Monday, January 08, 2007

Asian American parent & youth organizations support School Desegregation and Equity in Supreme Court's Seattle/Louisville Cases; Boston's CAPAY

As I and other San Francisco School board members work towards improving our future equity and desegregation plans for our 57,000 public school students, a number of community groups are starting to build support nationwide for our work here and in other urban centers.
Last month Asian American organizations from San Francisco to New York filed a 'friends of the court' [amici curiae] brief to weigh in on the US Supreme Court's arguments in the Seattle and Louisville school desegregation cases.
Besides SF's Chinese for Affirmative Action and NY's AALDEF [Asian American Legal Defense and Education Fund], other 'amici' include - Asian Americans United, Asian Pacific Islander Legal Outreach, Asian Pacific Islander Youth Promoting Advocacy and Leadership, Boston Asian Youth Essential Service, Cambodian Association of Greater Philadelphia, Coalition for Asian American Children and Families,
Coalition for Asian Pacific American Youth, Detroit Asian Youth Project, Filipinos for Affirmative Action, Japanese Community Youth Council, One Lowell, Providence Youth Student Movement South Asian Youth Action!, and United Chinese Association of Brooklyn.

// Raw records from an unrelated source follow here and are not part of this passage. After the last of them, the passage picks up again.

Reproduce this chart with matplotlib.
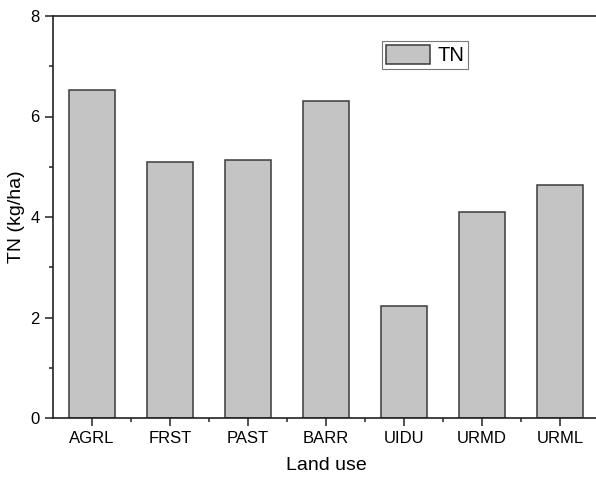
import matplotlib
matplotlib.use('Agg')
import matplotlib.pyplot as plt
from matplotlib.ticker import MultipleLocator, FixedLocator

plt.rcParams['font.family'] = ['Liberation Sans', 'DejaVu Sans']

# TN load by land use
land_use = ['AGRL', 'FRST', 'PAST', 'BARR', 'UIDU', 'URMD', 'URML']
tn = [6.53, 5.09, 5.13, 6.31, 2.22, 4.09, 4.64]

W, H = 596, 478
fig = plt.figure(figsize=(W / 100, H / 100), dpi=100)
ax = fig.add_axes([53 / W, 1 - 418 / H, 546 / W, 402 / H])

x = range(len(land_use))
ax.bar(x, tn, width=0.6, color='#c4c4c4', edgecolor='#3a3a3a', linewidth=1.1, label='TN')

ax.set_xlim(-0.5, len(land_use) - 0.5)
ax.set_ylim(0, 8)
ax.set_xticks(list(x))
ax.set_xticklabels(land_use)
ax.xaxis.set_minor_locator(FixedLocator([i + 0.5 for i in range(len(land_use) - 1)]))
ax.yaxis.set_major_locator(MultipleLocator(2))
ax.yaxis.set_minor_locator(MultipleLocator(1))

for s in ax.spines.values():
    s.set_linewidth(1.2)
    s.set_color('#222222')
ax.spines['right'].set_visible(False)

ax.tick_params(which='major', direction='out', length=5.5, width=1.1, labelsize=12, pad=4, color='#222222')
ax.tick_params(which='minor', direction='out', length=3, width=1.1, color='#222222')

ax.set_xlabel('Land use', fontsize=14, labelpad=8)
ax.set_ylabel('TN (kg/ha)', fontsize=14, labelpad=4)

leg = ax.legend(loc='upper left', bbox_to_anchor=((382 - 53) / 546, (418 - 41) / 402),
                borderaxespad=0, fontsize=14.5, handlelength=2.2, handleheight=1.05,
                handletextpad=0.35, borderpad=0.2, fancybox=False, framealpha=1)
leg.get_frame().set_edgecolor('#777777')
leg.get_frame().set_linewidth(0.8)

fig.savefig('out.png', dpi=100)
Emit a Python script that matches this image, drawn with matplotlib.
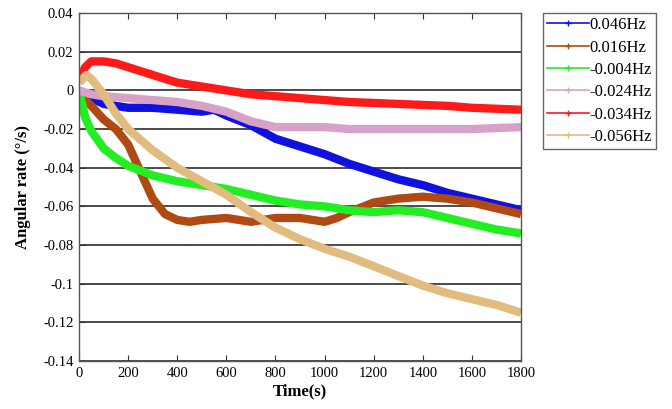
import matplotlib
matplotlib.use("Agg")
import matplotlib.pyplot as plt
import numpy as np

plt.rcParams['font.family'] = ['Liberation Serif', 'DejaVu Serif']

labels = ["0.046Hz", "0.016Hz", "-0.004Hz", "-0.024Hz", "-0.034Hz", "-0.056Hz"]
colors = ["#1010E0", "#B04A12", "#22EE22", "#D8A2C8", "#FF1A1A", "#E2BC7E"]

t_blue = [0, 50, 100, 200, 300, 400, 500, 550, 600, 700, 800, 900, 1000, 1100, 1200, 1300, 1400, 1500, 1600, 1700, 1800]
v_blue = [0.000, -0.004, -0.007, -0.009, -0.009, -0.010, -0.011, -0.010, -0.013, -0.018, -0.025, -0.029, -0.033, -0.038, -0.042, -0.046, -0.049, -0.053, -0.056, -0.059, -0.062]

t_brown = [0, 25, 50, 100, 150, 200, 250, 300, 350, 400, 450, 500, 600, 700, 800, 900, 1000, 1050, 1100, 1200, 1300, 1400, 1500, 1600, 1700, 1800]
v_brown = [0.000, -0.005, -0.008, -0.015, -0.020, -0.028, -0.042, -0.056, -0.064, -0.067, -0.068, -0.067, -0.066, -0.068, -0.066, -0.066, -0.068, -0.066, -0.063, -0.058, -0.056, -0.055, -0.056, -0.058, -0.061, -0.064]

t_green = [0, 25, 50, 100, 150, 200, 300, 400, 500, 600, 700, 800, 900, 1000, 1100, 1200, 1300, 1400, 1500, 1600, 1700, 1800]
v_green = [0.000, -0.014, -0.021, -0.030, -0.035, -0.039, -0.044, -0.047, -0.049, -0.051, -0.054, -0.057, -0.059, -0.060, -0.062, -0.063, -0.062, -0.063, -0.066, -0.069, -0.072, -0.074]

t_pink = [0, 50, 100, 200, 300, 400, 500, 600, 700, 800, 900, 1000, 1100, 1200, 1300, 1400, 1500, 1600, 1700, 1800]
v_pink = [0.000, -0.002, -0.003, -0.004, -0.005, -0.006, -0.008, -0.011, -0.016, -0.019, -0.019, -0.019, -0.020, -0.020, -0.020, -0.020, -0.020, -0.020, -0.0195, -0.019]

t_red = [0, 25, 50, 100, 150, 200, 300, 400, 500, 600, 700, 800, 900, 1000, 1100, 1200, 1300, 1400, 1500, 1600, 1700, 1800]
v_red = [0.005, 0.012, 0.015, 0.015, 0.014, 0.012, 0.008, 0.004, 0.002, 0.000, -0.002, -0.003, -0.004, -0.005, -0.006, -0.0065, -0.007, -0.0075, -0.008, -0.009, -0.0095, -0.010]

t_tan = [0, 30, 50, 100, 150, 200, 300, 400, 500, 600, 700, 800, 900, 1000, 1100, 1200, 1300, 1400, 1500, 1600, 1700, 1800]
v_tan = [0.004, 0.008, 0.006, -0.002, -0.012, -0.020, -0.031, -0.040, -0.047, -0.054, -0.063, -0.071, -0.077, -0.082, -0.086, -0.091, -0.096, -0.101, -0.105, -0.108, -0.111, -0.115]

series = [(t_blue, v_blue), (t_brown, v_brown), (t_green, v_green),
          (t_pink, v_pink), (t_red, v_red), (t_tan, v_tan)]

xticks = [0, 200, 400, 600, 800, 1000, 1200, 1400, 1600, 1800]
yticks = [0.04, 0.02, 0, -0.02, -0.04, -0.06, -0.08, -0.1, -0.12, -0.14]
ytick_labels = ["0.04", "0.02", "0", "-0.02", "-0.04", "-0.06", "-0.08", "-0.1", "-0.12", "-0.14"]

fig = plt.figure(figsize=(6.72, 4.09), dpi=100)
ax = fig.add_axes([0.1176, 0.1174, 0.6577, 0.8506])

for yv in yticks:
    ax.axhline(yv, color="#1a1a1a", lw=1.1, zorder=1)

handles = []
for (t, v), c, lab in zip(series, colors, labels):
    ax.plot(t, v, color=c, lw=6, solid_capstyle='butt', zorder=2)
    h, = ax.plot([], [], color=c, lw=1.2, marker='+', markersize=4, label=lab)
    handles.append(h)

ax.set_xlim(0, 1800)
ax.set_ylim(-0.14, 0.04)
ax.set_xticks(xticks)
ax.set_xticklabels([str(x) for x in xticks], fontsize=10.5)
ax.set_yticks(yticks)
ax.set_yticklabels(ytick_labels, fontsize=10.5)
ax.tick_params(direction='in', top=True, right=False, length=4, color="#333333", pad=4)
for s in ax.spines.values():
    s.set_color("#555555")
    s.set_linewidth(1.0)

ax.set_xlabel("Time(s)", fontsize=12, fontweight='bold', labelpad=3)
ax.set_ylabel("Angular rate (°/s)", fontsize=12, fontweight='bold')
ax.yaxis.set_label_coords(-0.108, 0.5)

leg = ax.legend(handles=handles, loc='upper left', bbox_to_anchor=(1.05, 1.0),
                fontsize=12, frameon=True, fancybox=False, edgecolor="#444444",
                handlelength=2.5, borderpad=0.25, labelspacing=0.38, handletextpad=0.05,
                borderaxespad=0.0)
leg.get_frame().set_linewidth(1.0)

fig.savefig("out.png", dpi=100)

Lead attorney for the Asian American organizations, is former SF Asian Law Caucus attorney Khin Mai Aung, now with AALDEF. From AALDEF's December press release:
Civil rights groups Asian American Legal Defense and Education Fund (AALDEF) and CAA Chinese for Affirmative Action/Center for Asian American Advocacy asserted a compelling interest for the nation’s public schools to actively ensure equal access to quality education and a diverse learning environment. In both cases, locally elected school boards in Seattle, Washington, and Louisville, Kentucky had voluntarily adopted measures to reverse racial segregation in their public schools, and considered race in their cities’ kindergarten to 12th-grade school assignments. Similarly, in San Francisco, where more than 50% of public school students are Asian American, School Board Commissioners would also like to propose a race-conscious student assignment plan that would include considerations of race in a narrowly tailored manner.

CAA, which joined AALDEF in filing an amicus brief with the High Court, represents Chinese American parents and children who favor such an approach.

AALDEF Staff Attorney Khin Mai Aung said, “Asian American students in particular rely on the invaluable benefits of racially integrated public schools, which more accurately reflect their communities and greater U.S. society. If the Court were to bar school districts from desegregating their schools, the quality of education for Asian American children would be significantly harmed. AALDEF supports efforts by districts nationwide to consider race and other factors in order to fulfill the promise of educational equity embodied by the Court’s decision in Brown v. Board of Education, more than 50 years ago.”

CAA Policy Advocate Christina Wong said, “In many of San Francisco’s schools, racial isolation has increased in the absence of race considerations in student assignment plans. Our current school assignment process has failed to provide our children with a racially integrated environment. CAA supports the voluntary use of race and ethnicity as a factor in the school assignment process to ensure that thousands of our city’s students receive a well-rounded education.”

Cindy Choy, a parent leader with the Visitacion Valley Parents Association, said: “As a parent and resident of one of San Francisco’s most diverse neighborhoods, I’ve witnessed firsthand how important it is for children to learn in a racially diverse environment. It would be easy to have my only daughter go to a school with a majority of Chinese students like herself but that would not allow her to learn and benefit from other groups of people. ...

Boston's Youth Organizing with CAPAY
Last year I visited various Boston social justice organizations, including the Asian American Resource Workshop, Chinese Progressive Association, U Mass Boston's Ethnic Studies programs, and a progressive Asian American youth organizing group recommended by UMass's Peter Kiang called CAPAY -Coalition for Asian Pacific American Youth. CAPAY is one of the organizations that support the AALDEF/CAA brief in favor of civil rights and desegregation.

I attended one of CAPAY's workshops and a summer picnic with activist supporters Sophia Kim and Gee Quach and was impressed with the dynamic organization and the young folks that make it strong. One of my former TA's Anjela Wong, now finishing her EdD at the University of Wisconsin, Madison, was a former CAPAY leader.